BEGIN SOURCE DATA

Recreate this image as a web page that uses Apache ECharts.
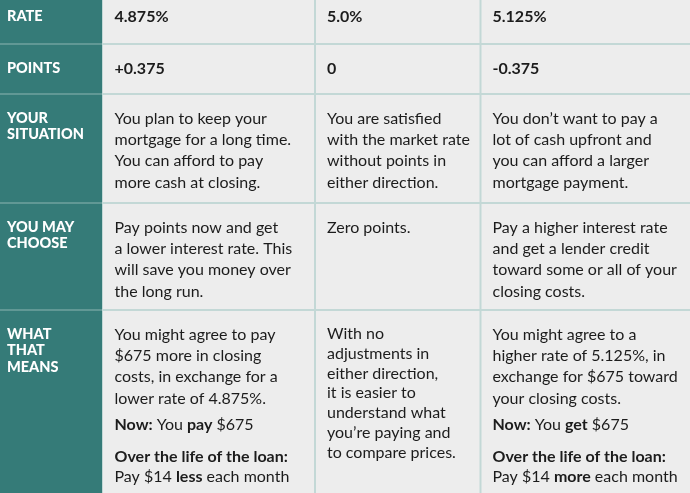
<!DOCTYPE html>
<html><head><meta charset="utf-8">
<script src="https://cdn.jsdelivr.net/npm/echarts@6/dist/echarts.min.js"></script>
<style>html,body{margin:0;padding:0;background:#ededed}#c{width:690px;height:493px}</style>
</head><body><div id="c"></div>
<script>
// ---- data ----
var rowLabels = ['RATE', 'POINTS', 'YOUR\nSITUATION', 'YOU MAY\nCHOOSE', 'WHAT\nTHAT\nMEANS'];
var rates = ['4.875%', '5.0%', '5.125%'];
var points = ['+0.375', '0', '-0.375'];
var situation = [
  'You plan to keep your\nmortgage for a long time.\nYou can afford to pay\nmore cash at closing.',
  'You are satisfied\nwith the market rate\nwithout points in\neither direction.',
  'You don\u2019t want to pay a\nlot of cash upfront and\nyou can afford a larger\nmortgage payment.'
];
var choose = [
  'Pay points now and get\na lower interest rate. This\nwill save you money over\nthe long run.',
  'Zero points.',
  'Pay a higher interest rate\nand get a lender credit\ntoward some or all of your\nclosing costs.'
];
var meansText = [
  'You might agree to pay\n$675 more in closing\ncosts, in exchange for a\nlower rate of 4.875%.',
  'With no\nadjustments in\neither direction,\nit is easier to\nunderstand what\nyou\u2019re paying and\nto compare prices.',
  'You might agree to a\nhigher rate of 5.125%, in\nexchange for $675 toward\nyour closing costs.'
];
var meansNow = ['{b|Now:} You {b|pay} $675', '', '{b|Now:} You {b|get} $675'];
var meansLife = ['{b|Over the life of the loan:}\nPay $14 {b|less} each month', '', '{b|Over the life of the loan:}\nPay $14 {b|more} each month'];

// ---- layout (not data) ----
var colEdges = [0, 102.5, 315, 480.5, 690];
var rowEdges = [-8, 44, 94, 203, 310, 493];
var TEAL = '#357b78', CELL = '#ededed', LINE = '#c3d8d6', INK = '#1c1c1c';
var FONT = 'Lato, "Open Sans", sans-serif';
var BODY_PX = 16;

var cells = [];
rowLabels.forEach(function (lab, r) { cells.push([0, r, lab, 'label']); });
[rates, points].forEach(function (arr, i) {
  arr.forEach(function (t, c) { cells.push([c + 1, i, t, 'value']); });
});
[situation, choose].forEach(function (arr, i) {
  arr.forEach(function (t, c) { cells.push([c + 1, i + 2, t, 'body']); });
});
meansText.forEach(function (t, c) {
  cells.push([c + 1, 4, t, 'body', meansNow[c], meansLife[c]]);
});

function richB(lh) {
  return { b: { fontWeight: 'bold', fontSize: BODY_PX, fontFamily: FONT, fill: INK, lineHeight: lh } };
}

function renderItem(params, api) {
  var c = api.value(0), r = api.value(1);
  var d = cells[params.dataIndex];
  var p0 = api.coord([colEdges[c], rowEdges[r]]);
  var p1 = api.coord([colEdges[c + 1], rowEdges[r + 1]]);
  var x0 = p0[0], y0 = p0[1], w = p1[0] - p0[0], h = p1[1] - p0[1];
  var children = [{
    type: 'rect', shape: { x: x0, y: y0, width: w, height: h },
    style: { fill: c === 0 ? TEAL : CELL }
  }];
  var kind = d[3];
  if (kind === 'label') {
    children.push({
      type: 'text', style: {
        x: x0 + 7, y: y0 + 16, text: d[2], fill: '#ffffff',
        font: '900 14.5px ' + FONT, lineHeight: 16.5, verticalAlign: 'top'
      }
    });
  } else if (kind === 'value') {
    children.push({
      type: 'text', style: {
        x: x0 + 12, y: y0 + 25, text: d[2], fill: INK,
        font: 'bold ' + BODY_PX + 'px ' + FONT, verticalAlign: 'middle'
      }
    });
  } else {
    var lh = (c === 2 && r === 4) ? 19.8 : 21.3;
    children.push({
      type: 'text', style: {
        x: x0 + 12, y: y0 + 14, text: d[2], fill: INK,
        font: BODY_PX + 'px ' + FONT, lineHeight: lh, verticalAlign: 'top'
      }
    });
    var nLines = d[2].split('\n').length;
    if (d[4]) {
      children.push({
        type: 'text', style: {
          x: x0 + 12, y: y0 + 14 + nLines * lh + 5, text: d[4], fill: INK,
          font: BODY_PX + 'px ' + FONT, lineHeight: lh, verticalAlign: 'top', rich: richB(lh)
        }
      });
    }
    if (d[5]) {
      children.push({
        type: 'text', style: {
          x: x0 + 12, y: y0 + 14 + (nLines + 1) * lh + 16, text: d[5], fill: INK,
          font: BODY_PX + 'px ' + FONT, lineHeight: 20.5, verticalAlign: 'top', rich: richB(20.5)
        }
      });
    }
  }
  // borders: top and left
  var lineCol = c === 0 ? 'rgba(255,255,255,0.22)' : LINE;
  if (r > 0) {
    children.push({ type: 'rect', shape: { x: x0, y: y0 - 1, width: w, height: 2 }, style: { fill: lineCol } });
  }
  if (c > 0) {
    children.push({ type: 'rect', shape: { x: x0 - (c === 1 ? 0.5 : 1), y: y0, width: c === 1 ? 1 : 2, height: h }, style: { fill: LINE } });
  }
  return { type: 'group', children: children };
}

var chart = echarts.init(document.getElementById('c'), null, { renderer: 'canvas' });
chart.setOption({
  animation: false,
  backgroundColor: CELL,
  grid: { left: 0, right: 0, top: 0, bottom: 0 },
  xAxis: { type: 'value', min: 0, max: 690, show: false },
  yAxis: { type: 'value', min: 0, max: 493, inverse: true, show: false },
  series: [{
    type: 'custom', renderItem: renderItem, clip: false,
    data: cells.map(function (d) { return [d[0], d[1]]; })
  }]
});
</script></body></html>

END SOURCE DATA

Write out each line again precisely as it appears, skipping every picture.

## [EXERCISE RESPONSE]
Recreate this image as a web page that uses Apache ECharts.
<!DOCTYPE html>
<html><head><meta charset="utf-8">
<script src="https://cdn.jsdelivr.net/npm/echarts@6/dist/echarts.min.js"></script>
<style>html,body{margin:0;padding:0;background:#ededed}#c{width:690px;height:493px}</style>
</head><body><div id="c"></div>
<script>
// ---- data ----
var rowLabels = ['RATE', 'POINTS', 'YOUR\nSITUATION', 'YOU MAY\nCHOOSE', 'WHAT\nTHAT\nMEANS'];
var rates = ['4.875%', '5.0%', '5.125%'];
var points = ['+0.375', '0', '-0.375'];
var situation = [
  'You plan to keep your\nmortgage for a long time.\nYou can afford to pay\nmore cash at closing.',
  'You are satisfied\nwith the market rate\nwithout points in\neither direction.',
  'You don\u2019t want to pay a\nlot of cash upfront and\nyou can afford a larger\nmortgage payment.'
];
var choose = [
  'Pay points now and get\na lower interest rate. This\nwill save you money over\nthe long run.',
  'Zero points.',
  'Pay a higher interest rate\nand get a lender credit\ntoward some or all of your\nclosing costs.'
];
var meansText = [
  'You might agree to pay\n$675 more in closing\ncosts, in exchange for a\nlower rate of 4.875%.',
  'With no\nadjustments in\neither direction,\nit is easier to\nunderstand what\nyou\u2019re paying and\nto compare prices.',
  'You might agree to a\nhigher rate of 5.125%, in\nexchange for $675 toward\nyour closing costs.'
];
var meansNow = ['{b|Now:} You {b|pay} $675', '', '{b|Now:} You {b|get} $675'];
var meansLife = ['{b|Over the life of the loan:}\nPay $14 {b|less} each month', '', '{b|Over the life of the loan:}\nPay $14 {b|more} each month'];

// ---- layout (not data) ----
var colEdges = [0, 102.5, 315, 480.5, 690];
var rowEdges = [-8, 44, 94, 203, 310, 493];
var TEAL = '#357b78', CELL = '#ededed', LINE = '#c3d8d6', INK = '#1c1c1c';
var FONT = 'Lato, "Open Sans", sans-serif';
var BODY_PX = 16;

var cells = [];
rowLabels.forEach(function (lab, r) { cells.push([0, r, lab, 'label']); });
[rates, points].forEach(function (arr, i) {
  arr.forEach(function (t, c) { cells.push([c + 1, i, t, 'value']); });
});
[situation, choose].forEach(function (arr, i) {
  arr.forEach(function (t, c) { cells.push([c + 1, i + 2, t, 'body']); });
});
meansText.forEach(function (t, c) {
  cells.push([c + 1, 4, t, 'body', meansNow[c], meansLife[c]]);
});

function richB(lh) {
  return { b: { fontWeight: 'bold', fontSize: BODY_PX, fontFamily: FONT, fill: INK, lineHeight: lh } };
}

function renderItem(params, api) {
  var c = api.value(0), r = api.value(1);
  var d = cells[params.dataIndex];
  var p0 = api.coord([colEdges[c], rowEdges[r]]);
  var p1 = api.coord([colEdges[c + 1], rowEdges[r + 1]]);
  var x0 = p0[0], y0 = p0[1], w = p1[0] - p0[0], h = p1[1] - p0[1];
  var children = [{
    type: 'rect', shape: { x: x0, y: y0, width: w, height: h },
    style: { fill: c === 0 ? TEAL : CELL }
  }];
  var kind = d[3];
  if (kind === 'label') {
    children.push({
      type: 'text', style: {
        x: x0 + 7, y: y0 + 16, text: d[2], fill: '#ffffff',
        font: '900 14.5px ' + FONT, lineHeight: 16.5, verticalAlign: 'top'
      }
    });
  } else if (kind === 'value') {
    children.push({
      type: 'text', style: {
        x: x0 + 12, y: y0 + 25, text: d[2], fill: INK,
        font: 'bold ' + BODY_PX + 'px ' + FONT, verticalAlign: 'middle'
      }
    });
  } else {
    var lh = (c === 2 && r === 4) ? 19.8 : 21.3;
    children.push({
      type: 'text', style: {
        x: x0 + 12, y: y0 + 14, text: d[2], fill: INK,
        font: BODY_PX + 'px ' + FONT, lineHeight: lh, verticalAlign: 'top'
      }
    });
    var nLines = d[2].split('\n').length;
    if (d[4]) {
      children.push({
        type: 'text', style: {
          x: x0 + 12, y: y0 + 14 + nLines * lh + 5, text: d[4], fill: INK,
          font: BODY_PX + 'px ' + FONT, lineHeight: lh, verticalAlign: 'top', rich: richB(lh)
        }
      });
    }
    if (d[5]) {
      children.push({
        type: 'text', style: {
          x: x0 + 12, y: y0 + 14 + (nLines + 1) * lh + 16, text: d[5], fill: INK,
          font: BODY_PX + 'px ' + FONT, lineHeight: 20.5, verticalAlign: 'top', rich: richB(20.5)
        }
      });
    }
  }
  // borders: top and left
  var lineCol = c === 0 ? 'rgba(255,255,255,0.22)' : LINE;
  if (r > 0) {
    children.push({ type: 'rect', shape: { x: x0, y: y0 - 1, width: w, height: 2 }, style: { fill: lineCol } });
  }
  if (c > 0) {
    children.push({ type: 'rect', shape: { x: x0 - (c === 1 ? 0.5 : 1), y: y0, width: c === 1 ? 1 : 2, height: h }, style: { fill: LINE } });
  }
  return { type: 'group', children: children };
}

var chart = echarts.init(document.getElementById('c'), null, { renderer: 'canvas' });
chart.setOption({
  animation: false,
  backgroundColor: CELL,
  grid: { left: 0, right: 0, top: 0, bottom: 0 },
  xAxis: { type: 'value', min: 0, max: 690, show: false },
  yAxis: { type: 'value', min: 0, max: 493, inverse: true, show: false },
  series: [{
    type: 'custom', renderItem: renderItem, clip: false,
    data: cells.map(function (d) { return [d[0], d[1]]; })
  }]
});
</script></body></html>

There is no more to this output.